Aus Parteikreisen heißt es, Saleh sei im Vorfeld bei mehreren prominenten Sozialdemokratinnen mit dem Vorschlag einer gemeinsamen Kandidatur abgeblitzt. Gemeinsam mit ihm geschlagen geben durfte sich jetzt die Marzahn-Hellersdorfer Bezirksverordnete Luise Lehmann. Die 27-jährige promovierte Chirurgin konnte sich im parteiinternen Wahlkampf immerhin als Politiktalent bekannt machen.

Die Berlin-SPD steht nun vor einer Richtungsentscheidung. Beide verbleibenden Kandidatenpaare sind politisch klar positioniert. Mit einem eindeutigen Vorsprung starten die Parteirechten Martin Hikel und Nicola Böcker-Giannini in den Schlußspurt. Sie verpassten den Durchmarsch im ersten Wahlgang nur um 150 Stimmen.

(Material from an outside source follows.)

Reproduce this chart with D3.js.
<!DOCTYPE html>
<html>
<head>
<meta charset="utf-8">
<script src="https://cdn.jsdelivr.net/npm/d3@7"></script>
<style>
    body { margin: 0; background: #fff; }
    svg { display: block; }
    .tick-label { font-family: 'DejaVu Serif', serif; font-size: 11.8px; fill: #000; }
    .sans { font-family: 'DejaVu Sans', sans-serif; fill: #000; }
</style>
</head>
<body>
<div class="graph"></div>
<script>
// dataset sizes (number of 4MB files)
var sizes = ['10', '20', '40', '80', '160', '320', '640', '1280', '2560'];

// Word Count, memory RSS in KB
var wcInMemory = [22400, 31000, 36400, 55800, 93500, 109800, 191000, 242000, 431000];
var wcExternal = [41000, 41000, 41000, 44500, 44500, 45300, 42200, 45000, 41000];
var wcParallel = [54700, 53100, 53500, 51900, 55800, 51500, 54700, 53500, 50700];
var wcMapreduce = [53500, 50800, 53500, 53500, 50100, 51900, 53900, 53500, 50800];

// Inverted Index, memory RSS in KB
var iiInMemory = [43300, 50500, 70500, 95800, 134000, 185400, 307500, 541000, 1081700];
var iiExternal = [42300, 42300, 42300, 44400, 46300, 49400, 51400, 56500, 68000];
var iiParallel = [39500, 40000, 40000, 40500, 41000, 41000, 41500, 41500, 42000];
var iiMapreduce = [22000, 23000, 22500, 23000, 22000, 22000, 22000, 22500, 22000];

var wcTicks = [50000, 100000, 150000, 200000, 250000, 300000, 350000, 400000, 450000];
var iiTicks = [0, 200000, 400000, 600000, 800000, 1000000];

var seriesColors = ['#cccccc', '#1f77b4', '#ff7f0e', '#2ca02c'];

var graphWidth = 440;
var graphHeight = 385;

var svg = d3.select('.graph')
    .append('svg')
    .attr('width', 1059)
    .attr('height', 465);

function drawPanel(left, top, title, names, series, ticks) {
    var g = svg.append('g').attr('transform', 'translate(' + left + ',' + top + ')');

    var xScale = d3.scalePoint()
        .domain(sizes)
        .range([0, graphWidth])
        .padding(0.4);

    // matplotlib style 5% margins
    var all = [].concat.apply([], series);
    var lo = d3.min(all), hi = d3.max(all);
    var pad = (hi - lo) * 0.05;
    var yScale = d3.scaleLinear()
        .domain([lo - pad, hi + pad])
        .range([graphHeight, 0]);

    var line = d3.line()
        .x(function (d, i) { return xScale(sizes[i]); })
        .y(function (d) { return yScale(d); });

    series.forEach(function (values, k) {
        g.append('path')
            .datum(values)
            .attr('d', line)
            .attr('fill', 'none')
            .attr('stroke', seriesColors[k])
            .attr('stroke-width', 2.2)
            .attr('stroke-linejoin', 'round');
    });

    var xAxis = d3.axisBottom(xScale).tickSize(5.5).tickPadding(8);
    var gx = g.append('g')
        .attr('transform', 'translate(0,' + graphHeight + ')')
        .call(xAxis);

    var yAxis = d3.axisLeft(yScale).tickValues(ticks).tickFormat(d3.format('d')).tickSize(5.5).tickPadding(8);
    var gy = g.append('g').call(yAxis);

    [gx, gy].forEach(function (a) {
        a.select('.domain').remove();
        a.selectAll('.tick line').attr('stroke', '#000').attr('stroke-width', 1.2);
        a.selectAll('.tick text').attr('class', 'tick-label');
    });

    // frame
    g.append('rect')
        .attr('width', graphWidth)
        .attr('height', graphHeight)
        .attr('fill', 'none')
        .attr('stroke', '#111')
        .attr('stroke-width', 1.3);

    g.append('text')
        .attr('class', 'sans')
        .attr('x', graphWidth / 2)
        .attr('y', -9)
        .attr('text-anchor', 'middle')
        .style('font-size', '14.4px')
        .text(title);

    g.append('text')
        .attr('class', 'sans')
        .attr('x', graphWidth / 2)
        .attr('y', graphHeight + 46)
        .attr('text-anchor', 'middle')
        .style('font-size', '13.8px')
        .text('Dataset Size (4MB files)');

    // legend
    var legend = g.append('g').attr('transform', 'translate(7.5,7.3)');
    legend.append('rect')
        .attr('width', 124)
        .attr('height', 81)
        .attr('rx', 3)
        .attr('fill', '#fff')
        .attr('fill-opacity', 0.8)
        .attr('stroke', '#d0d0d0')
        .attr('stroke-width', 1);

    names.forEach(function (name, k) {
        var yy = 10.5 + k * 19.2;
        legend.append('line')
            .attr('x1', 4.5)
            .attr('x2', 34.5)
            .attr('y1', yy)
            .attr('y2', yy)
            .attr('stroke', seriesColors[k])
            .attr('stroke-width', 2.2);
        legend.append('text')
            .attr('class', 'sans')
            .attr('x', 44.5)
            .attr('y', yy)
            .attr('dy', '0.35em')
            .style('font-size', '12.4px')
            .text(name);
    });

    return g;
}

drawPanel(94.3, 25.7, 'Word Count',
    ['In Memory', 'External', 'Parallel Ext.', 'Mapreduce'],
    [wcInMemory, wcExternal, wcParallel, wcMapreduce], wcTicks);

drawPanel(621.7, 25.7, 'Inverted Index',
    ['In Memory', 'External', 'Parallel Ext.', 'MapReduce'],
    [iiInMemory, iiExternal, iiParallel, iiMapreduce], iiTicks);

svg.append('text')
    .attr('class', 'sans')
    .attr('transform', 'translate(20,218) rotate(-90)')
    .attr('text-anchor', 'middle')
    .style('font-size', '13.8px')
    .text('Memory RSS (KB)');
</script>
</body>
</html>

Hikel und Böcker-Giannini haben sich als pragmatisches Duo positioniert, das sich auch über 2026 hinaus Bündnisse zwischen SPD und CDU vorstellen kann. Inhaltlich haben sie vor allem mit Angriffen auf die »Kostenlos-Stadt«, die sie in der bisherigen SPD-Landespolitik erkennen wollen, auf sich aufmerksam gemacht. Gemeint ist damit die Kostenfreiheit für Kitas sowie das 29-Euro-Ticket. Beides halten die Parteirechten für unnötig teure Politik nach Gießkannenmodell, die besser durch gezielte Angebote für Arme ersetzt werden sollte. Beim konservativen Koalitionspartner dürften solche Argumente auf Zuspruch treffen. Bei den Wählern dürfte eine Abkehr von diesen Positionen, die zu den wenigen SPD-Forderungen gehören, die in der Bevölkerung wirklich populär sind, wohl weniger Begeisterung auslösen.